A la Sudáfrica moderna y pacificada, llegaron otros españoles al inicio de la segunda década del siglo XXI. Tiempo atrás, en el viejo y ya legendario estadio Ellis Park de Johannesburgo, Madiba se vistió con la camiseta verde de los Springboks, el equipo nacional de rugby de la República de Sudáfrica. Y, además, eligió el dorsal del capitán, Francois Pienaar, un hombre de raza tan blanca como las nubes del verano. El número 6. En la final del Mundial de Rugby de 1995, en Ellis Park, jugando contra los afamados All Blacks de Nueva Zelanda, los bailarines de la haka, Sudáfrica sólo tenía un jugador de raza negra. Se llamaba Chester Williams. En pleno derrumbamiento del apartheid, Mandela apoyó al equipo de los blancos y los blancos sudafricanos ganaron la Copa William Webb Ellis, que lleva ese nombre en honor al primer futbolista que tomó el balón con las manos y salió corriendo hasta plantarlo detrás de la portería del campo del Colegio de Rugby, dando nombre al nuevo deporte, mediado el siglo XIX, bajo la atenta mirada de Thomas Arnold.

Al terminar el partido, con la victoria en sus manos, Pienaar dijo por los altavoces del recinto:” No hemos ganado tan sólo para los 60.000 espectadores que estáis en este estadio sino para los 45 millones de sudafricanos que formáis todo el país”. Madiba había usado la carta del deporte para eliminar las viejas barreras, los viejos rencores, las armas del desamor. Recuerdo que, cuando España jugó en Ellis Park, todos sufrimos la emoción de saber que estábamos en un lugar preñado de emociones, de sensaciones y de recuerdos inimaginables.

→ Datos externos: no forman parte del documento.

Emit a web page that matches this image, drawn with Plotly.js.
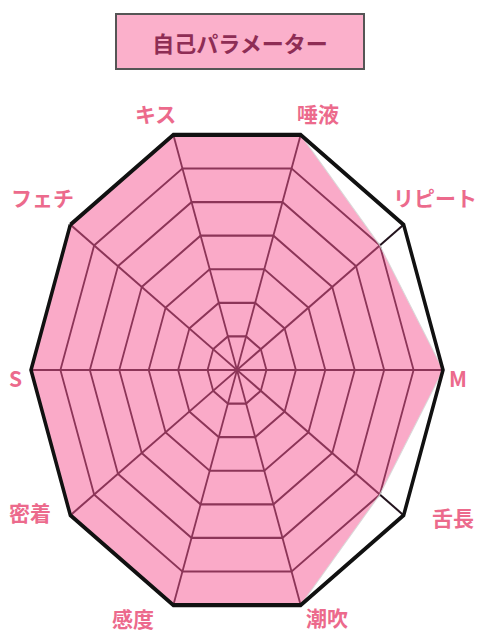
<!DOCTYPE html>
<html>
<head>
<meta charset="utf-8">
<script src="https://cdn.plot.ly/plotly-3.0.1.min.js"></script>
<style>
html,body{margin:0;padding:0;background:#fff;}
#chart{width:480px;height:640px;}
/* the reference radar is an ellipse: stretch only the plot layer (not the text layer) */
#chart .svg-container > svg.main-svg:first-of-type{
  transform: scaleY(1.2);
  transform-origin: 237px 370px;
}
</style>
</head>
<body>
<div id="chart"></div>
<script>
const titleText = "自己パラメーター";
const categories = ["キス", "唾液", "リピート", "M", "舌長", "潮吹", "感度", "密着", "S", "フェチ"];
const values = [7, 7, 6, 7, 6, 7, 7, 7, 7, 7];
const maxValue = 7;

// label centres in pixels (layout only)
const labelPx = [[155,113],[318,113],[435,197],[458,378],[453,517],[327,617],[133,618],[30,512],[15,378],[42,197]];

const W = 480, H = 640;

const trace = {
  type: "scatterpolar",
  r: values.concat([values[0]]),
  theta: categories.concat([categories[0]]),
  mode: "lines",
  fill: "toself",
  fillcolor: "rgba(245,85,145,0.5)",
  line: {color: "rgba(215,215,215,0.9)", width: 1},
  hoverinfo: "skip",
  showlegend: false
};

const annotations = [{
  text: "<b>" + titleText + "</b>",
  xref: "paper", yref: "paper",
  x: 240 / W, y: 1 - 41 / H,
  xanchor: "center", yanchor: "middle",
  showarrow: false,
  width: 246, height: 53,
  bgcolor: "#fbb0cb",
  bordercolor: "#555555",
  borderwidth: 2,
  borderpad: 0,
  font: {size: 22, color: "#8e2d55", family: "'Noto Sans CJK JP', sans-serif"}
}];
categories.forEach((c, i) => {
  annotations.push({
    text: "<b>" + c + "</b>",
    xref: "paper", yref: "paper",
    x: labelPx[i][0] / W, y: 1 - labelPx[i][1] / H,
    xanchor: "center", yanchor: "middle",
    showarrow: false,
    font: {size: 21, color: "#ec6a8c", family: "'Noto Sans CJK JP', sans-serif"}
  });
});

const layout = {
  width: W,
  height: H,
  margin: {l: 0, r: 0, t: 0, b: 0},
  paper_bgcolor: "#ffffff",
  plot_bgcolor: "#ffffff",
  showlegend: false,
  font: {family: "'Noto Sans CJK JP', 'Noto Sans', sans-serif"},
  polar: {
    domain: {x: [31 / W, 443 / W], y: [64 / H, 476 / H]},
    bgcolor: "#ffffff",
    gridshape: "linear",
    radialaxis: {
      range: [0, maxValue],
      dtick: 1,
      showticklabels: false,
      ticks: "",
      showline: false,
      gridcolor: "rgb(35,20,30)",
      gridwidth: 1.8
    },
    angularaxis: {
      rotation: 108,
      direction: "clockwise",
      gridcolor: "rgb(35,20,30)",
      gridwidth: 1.8,
      linecolor: "#111111",
      linewidth: 3.5,
      ticks: "",
      showticklabels: false
    }
  },
  annotations: annotations
};

Plotly.newPlot("chart", [trace], layout, {displayModeBar: false, staticPlot: true});
</script>
</body>
</html>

El estadio de las heroicidades más sencillas. Sólo él, en su humildad infinita, podía pensar que “había que trabajar codo a codo con un enemigo para que al día siguiente se convirtiese en un compañero”. Recuerdo haber llorado brevemente, superado por la emoción que produce la sensibilidad de la paz mundial, el gran sueño del líder.

Hoy, cuando su alma camina hacia el lugar de los elegidos y su cuerpo viaja hacia Qunu, recuerdo las palabras de Peter Beaumont, periodista del The Guardian británico, que supo escribir: “Algún día, Madiba reposará en esta colina”. Los herederos de su clan tienen por delante la bellísima tarea de preservar la historia del hombre que llevó a la paz a su pueblo y dio la más espectacular lección al mundo entero. Uno de esos hombres que nunca morirán porque, si no lo mató la cárcel, nunca lo podrán borrar el tiempo ni el viento que acaricia levemente la pequeña montaña.